Using a fork, drizzle on top of your chocolate covered Ritz cookies.
Allow to cool.


This Ritz cracker cookie recipe is now on the holiday cookie list. Easy enough to let the kids help and done as fast as your refrigerator sets the chocolate.
I hope you enjoy this simple recipe as much as my family does!
Ritz Cracker Cookie Recipe
Ingredients
- 48 Ritz crackers
- 2/3 cup Peanut butter
- 12 oz Baker's German sweet chocolate
- 4 oz Ghirardelli Premium baking white chocolate
Instructions
- Slowly melt 8 ounces of chocolate in a microwave safe bowl or double broiler. Stirring frequently.

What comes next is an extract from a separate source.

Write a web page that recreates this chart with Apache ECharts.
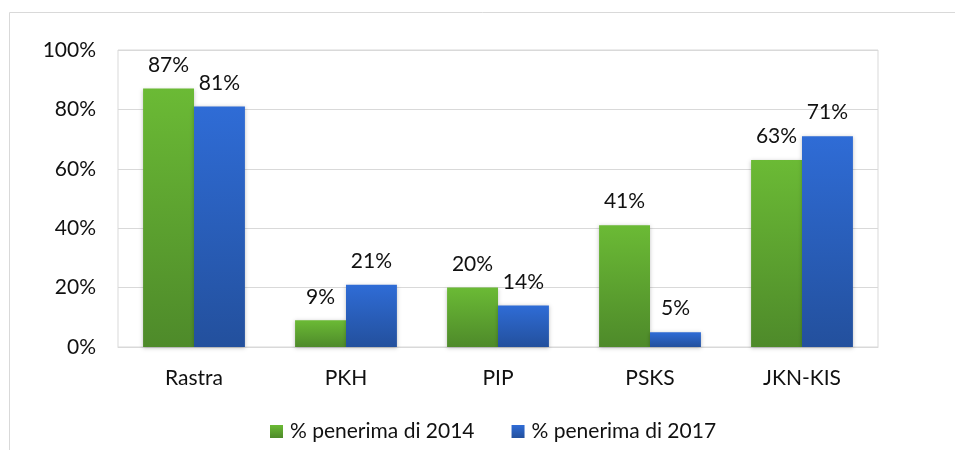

- Take the melted chocolate off the heat and add the reminding 4oz of chocolate. This will help cool the chocolate so that your peanut butter doesn't melt.
- Line a cookie sheet with wax paper and add peanut butter to your Ritz crackers.
- Dip and turn your peanut butter crackers in chocolate and remove with a fork, scraping the bottom of the fork on the side of the bowl to remove the excess chocolate.
- Place on wax paper.
- Once done with dipping your cookies, place in refrigerator to fully cool.
- Using only 2 ounces of the white chocolate, place in microwave safe bowl and slowly melt.
- Using a fork, drizzle on top of your chocolate covered Ritz cookies.
- Allow to cool.
Notes
- The nutrition information provided is an estimate and will very based on different bands of ingredients used and cooking methods.